Anti-food policies cannot continue - Keith Roulston editorial
Living in the country, as I do, brings constant reminders of the changing of the seasons. Lately there are regular indications that it’s planting season, whether it’s neighbours travelling down the road with equipment or the fields around our house being planted for the season ahead.
But lately, all this activity around us is also a reminder of what we can lose if growth in Ontario continues and leaders like Premier Doug Ford remain in office. Earlier there was word that Premier Ford had altered the Green Belt on prime farmland around Toronto to allow 50,000 more homes to be built to accommodate the nearly half a million immigrants the federal government is welcoming to Canada each year.
That news in itself might have been unsettling, but then the word began leaking out that before this news hadn’t become public, several developers had purchased large parcels of land in the parts of the Green Belt that the Premier was about to free up. When he was criticized for this, Premier Ford lashed out saying the Green Belt was a crazy Liberal government idea (created by former Liberal Premier Dalton McGuinty) in the first place. His comments gave little confidence in the future of the Green Belt under this downtown-Toronto Premier.
Since Ontario has become so dominated by the growth of the Toronto area, with so many urban ridings and so much focus on difficulties finding urban housing, however, the government is probably safe on this issue.
But hidden behind all this was another proposal of the provincial government to allow more residential development in all rural areas of the province. Going back to the 1970s, a previous Progressive Conservative government had voted to protect farmland by allowing only one house for each farm lot. The proposed rule change from our current government would potentially allow nearly 25,000 houses to be built on Huron County’s farmland, officials of the county’s Planning and Development Department told Huron County councillors recently.
This sort of growth must seem inviting to those in urban areas of Huron County. With, say, two people per household the population of the county would nearly double. When I first started covering political meetings many years ago, we had two MPs and two MPPs in Huron County. Now, Huron shares both federal and provincial representatives with more than half of Bruce County. With a larger population, perhaps we could get better political representation.
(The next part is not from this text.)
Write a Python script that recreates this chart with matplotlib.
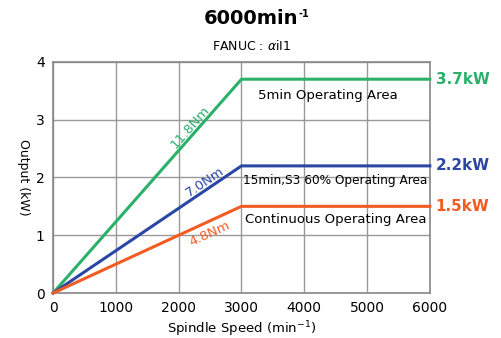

Ah, but there’s a bigger problem. Former Huron County farmer Don Lobb addressed the federal government’s Standing Senate Committee on Agriculture and Forestry Status on soil health earlier this year. He told Senators that our province has lost 15.7 million acres of its best farmland for development between 1971 and the 2021 Census. Lately, that toll has reached nearly 1,200 acres per day.
Just mentioning the total acreage, no matter how large it is, is hard for us to grasp – especially since every supermarket has shelves overflowing with food. But at the same time our population is expanding, we are losing the land on which to grow the food to feed those people. Each of those acres lost in a single day could grow about 170 bushels of corn a year or 50 bushels of soybeans or 100 bushels of wheat. So, each day we lose enough land to grow about 200,000 bushels of corn, or 60,000 bushels of soybeans, or 120,000 bushels of wheat. And that’s one day’s farmland loss of 365 days per year of growth.
What’s more, land lost under a house, apartment building or road, is lost forever, as far as growing food is concerned. So, every year we add more people to feed, and we have 438,000 fewer acres on which to grow that food. And now this latest government proposal could mean that we can lose thousands more productive acres in the countryside.
I’m sure that a downtown-Toronto Premier like Doug Ford doesn’t even see the problem. Sitting where he is, the farmland that separates one city of the province he visits from another seems endless. I’m sure he also doesn’t see the difference between the productive farmland of southern Ontario and the bush of northern Ontario. Land without a house on it is just vacant land.
I have no problem with Ontario, or Canada, having a bigger population, but I do have a problem with that growth coming at the cost of precious farmland. Don Lobb told the Senate committee that just two per cent of the earth’s land area produces 40 per cent of its food.
If we can shift growth from prime food-growing land in southern Ontario to land incapable of growing food farther north, the whole country could benefit. But we can’t lose food-growing land forever, and expect our prosperity to continue.